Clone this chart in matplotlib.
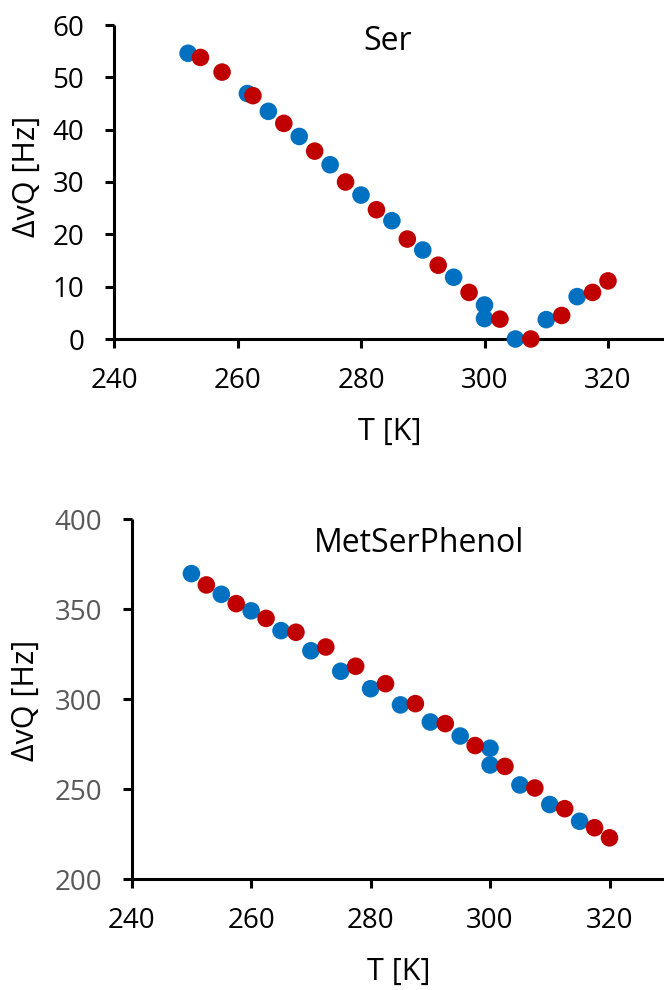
import matplotlib
matplotlib.use("Agg")
import matplotlib.pyplot as plt

# --- Ser data ---
ser_blue_T = [252.0, 261.6, 265.0, 270.0, 275.0, 280.0, 285.0, 290.0, 295.0, 300.0, 300.0, 305.0, 310.0, 315.0]
ser_blue_dv = [54.6, 46.9, 43.5, 38.7, 33.3, 27.5, 22.6, 17.0, 11.8, 6.5, 3.9, 0.0, 3.7, 8.1]
ser_red_T = [254.0, 257.5, 262.5, 267.5, 272.5, 277.5, 282.5, 287.5, 292.5, 297.5, 302.5, 307.5, 312.5, 317.5, 320.0]
ser_red_dv = [53.8, 51.0, 46.5, 41.2, 35.9, 30.0, 24.7, 19.1, 14.1, 8.9, 3.8, 0.0, 4.5, 8.9, 11.1]

# --- MetSerPhenol data ---
msp_blue_T = [250.0, 255.0, 260.0, 265.0, 270.0, 275.0, 280.0, 285.0, 290.0, 295.0, 300.0, 300.0, 305.0, 310.0, 315.0]
msp_blue_dv = [369.8, 358.3, 349.1, 338.1, 326.9, 315.5, 305.8, 296.8, 287.3, 279.5, 272.7, 263.4, 252.3, 241.4, 232.1]
msp_red_T = [252.5, 257.5, 262.5, 267.5, 272.5, 277.5, 282.5, 287.5, 292.5, 297.5, 302.5, 307.5, 312.5, 317.5, 320.0]
msp_red_dv = [363.5, 353.1, 344.9, 337.2, 329.0, 318.3, 308.6, 297.5, 286.4, 274.2, 262.6, 250.6, 239.1, 228.5, 222.9]

x_ticks = [240, 260, 280, 300, 320]
ser_yticks = [0, 10, 20, 30, 40, 50, 60]
msp_yticks = [200, 250, 300, 350, 400]

BLUE = "#0070C0"
RED = "#C00000"

plt.rcParams['font.family'] = ['Open Sans', 'DejaVu Sans']

W, H = 664, 990
fig = plt.figure(figsize=(W/100, H/100), dpi=100)

ax1 = fig.add_axes([114/W, 1-339/H, (W-114)/W, 314/H])
ax2 = fig.add_axes([131.7/W, 1-879/H, (W-131.7)/W, 359.7/H])

def style(ax, ytick_color):
    for s in ['top', 'right']:
        ax.spines[s].set_visible(False)
    for s in ['left', 'bottom']:
        ax.spines[s].set_linewidth(2.2)
        ax.spines[s].set_color('black')
        ax.spines[s].set_capstyle('butt')
    ax.tick_params(axis='both', direction='out', width=2.2, length=6.5, labelsize=20)
    ax.tick_params(axis='y', pad=15, labelcolor=ytick_color)
    ax.tick_params(axis='x', pad=13.5, labelcolor='black')
    ax.set_xticks(x_ticks)

ms = 160
ax1.scatter(ser_blue_T, ser_blue_dv, s=ms, color=BLUE, edgecolors='none', zorder=3, clip_on=False)
ax1.scatter(ser_red_T, ser_red_dv, s=ms, color=RED, edgecolors='none', zorder=4, clip_on=False)
ax1.set_xlim(240, 240 + (W-114)/6.175)
ax1.set_ylim(0, 60)
ax1.set_yticks(ser_yticks)
style(ax1, 'black')

ax2.scatter(msp_blue_T, msp_blue_dv, s=ms, color=BLUE, edgecolors='none', zorder=3, clip_on=False)
ax2.scatter(msp_red_T, msp_red_dv, s=ms, color=RED, edgecolors='none', zorder=4, clip_on=False)
ax2.set_xlim(240, 240 + (W-131.7)/5.9725)
ax2.set_ylim(200, 400)
ax2.set_yticks(msp_yticks)
style(ax2, '#595959')

def ftext(x, y, s, **kw):
    fig.text(x/W, 1-y/H, s, ha='center', va='center', **kw)

ftext(388, 42, "Ser", fontsize=23)
ftext(419, 544, "MetSerPhenol", fontsize=23)
ftext(390, 432, "T [K]", fontsize=22)
ftext(399, 972, "T [K]", fontsize=22)
ftext(27, 176, "ΔvQ [Hz]", fontsize=22, rotation=90)
ftext(26, 700, "ΔvQ [Hz]", fontsize=22, rotation=90)

fig.savefig("out.png", dpi=100)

> [Prompt]: Omit the pictures and reproduce the listing exactly.

> [Result of the task]:
Clone this chart in matplotlib.
import matplotlib
matplotlib.use("Agg")
import matplotlib.pyplot as plt

# --- Ser data ---
ser_blue_T = [252.0, 261.6, 265.0, 270.0, 275.0, 280.0, 285.0, 290.0, 295.0, 300.0, 300.0, 305.0, 310.0, 315.0]
ser_blue_dv = [54.6, 46.9, 43.5, 38.7, 33.3, 27.5, 22.6, 17.0, 11.8, 6.5, 3.9, 0.0, 3.7, 8.1]
ser_red_T = [254.0, 257.5, 262.5, 267.5, 272.5, 277.5, 282.5, 287.5, 292.5, 297.5, 302.5, 307.5, 312.5, 317.5, 320.0]
ser_red_dv = [53.8, 51.0, 46.5, 41.2, 35.9, 30.0, 24.7, 19.1, 14.1, 8.9, 3.8, 0.0, 4.5, 8.9, 11.1]

# --- MetSerPhenol data ---
msp_blue_T = [250.0, 255.0, 260.0, 265.0, 270.0, 275.0, 280.0, 285.0, 290.0, 295.0, 300.0, 300.0, 305.0, 310.0, 315.0]
msp_blue_dv = [369.8, 358.3, 349.1, 338.1, 326.9, 315.5, 305.8, 296.8, 287.3, 279.5, 272.7, 263.4, 252.3, 241.4, 232.1]
msp_red_T = [252.5, 257.5, 262.5, 267.5, 272.5, 277.5, 282.5, 287.5, 292.5, 297.5, 302.5, 307.5, 312.5, 317.5, 320.0]
msp_red_dv = [363.5, 353.1, 344.9, 337.2, 329.0, 318.3, 308.6, 297.5, 286.4, 274.2, 262.6, 250.6, 239.1, 228.5, 222.9]

x_ticks = [240, 260, 280, 300, 320]
ser_yticks = [0, 10, 20, 30, 40, 50, 60]
msp_yticks = [200, 250, 300, 350, 400]

BLUE = "#0070C0"
RED = "#C00000"

plt.rcParams['font.family'] = ['Open Sans', 'DejaVu Sans']

W, H = 664, 990
fig = plt.figure(figsize=(W/100, H/100), dpi=100)

ax1 = fig.add_axes([114/W, 1-339/H, (W-114)/W, 314/H])
ax2 = fig.add_axes([131.7/W, 1-879/H, (W-131.7)/W, 359.7/H])

def style(ax, ytick_color):
    for s in ['top', 'right']:
        ax.spines[s].set_visible(False)
    for s in ['left', 'bottom']:
        ax.spines[s].set_linewidth(2.2)
        ax.spines[s].set_color('black')
        ax.spines[s].set_capstyle('butt')
    ax.tick_params(axis='both', direction='out', width=2.2, length=6.5, labelsize=20)
    ax.tick_params(axis='y', pad=15, labelcolor=ytick_color)
    ax.tick_params(axis='x', pad=13.5, labelcolor='black')
    ax.set_xticks(x_ticks)

ms = 160
ax1.scatter(ser_blue_T, ser_blue_dv, s=ms, color=BLUE, edgecolors='none', zorder=3, clip_on=False)
ax1.scatter(ser_red_T, ser_red_dv, s=ms, color=RED, edgecolors='none', zorder=4, clip_on=False)
ax1.set_xlim(240, 240 + (W-114)/6.175)
ax1.set_ylim(0, 60)
ax1.set_yticks(ser_yticks)
style(ax1, 'black')

ax2.scatter(msp_blue_T, msp_blue_dv, s=ms, color=BLUE, edgecolors='none', zorder=3, clip_on=False)
ax2.scatter(msp_red_T, msp_red_dv, s=ms, color=RED, edgecolors='none', zorder=4, clip_on=False)
ax2.set_xlim(240, 240 + (W-131.7)/5.9725)
ax2.set_ylim(200, 400)
ax2.set_yticks(msp_yticks)
style(ax2, '#595959')

def ftext(x, y, s, **kw):
    fig.text(x/W, 1-y/H, s, ha='center', va='center', **kw)

ftext(388, 42, "Ser", fontsize=23)
ftext(419, 544, "MetSerPhenol", fontsize=23)
ftext(390, 432, "T [K]", fontsize=22)
ftext(399, 972, "T [K]", fontsize=22)
ftext(27, 176, "ΔvQ [Hz]", fontsize=22, rotation=90)
ftext(26, 700, "ΔvQ [Hz]", fontsize=22, rotation=90)

fig.savefig("out.png", dpi=100)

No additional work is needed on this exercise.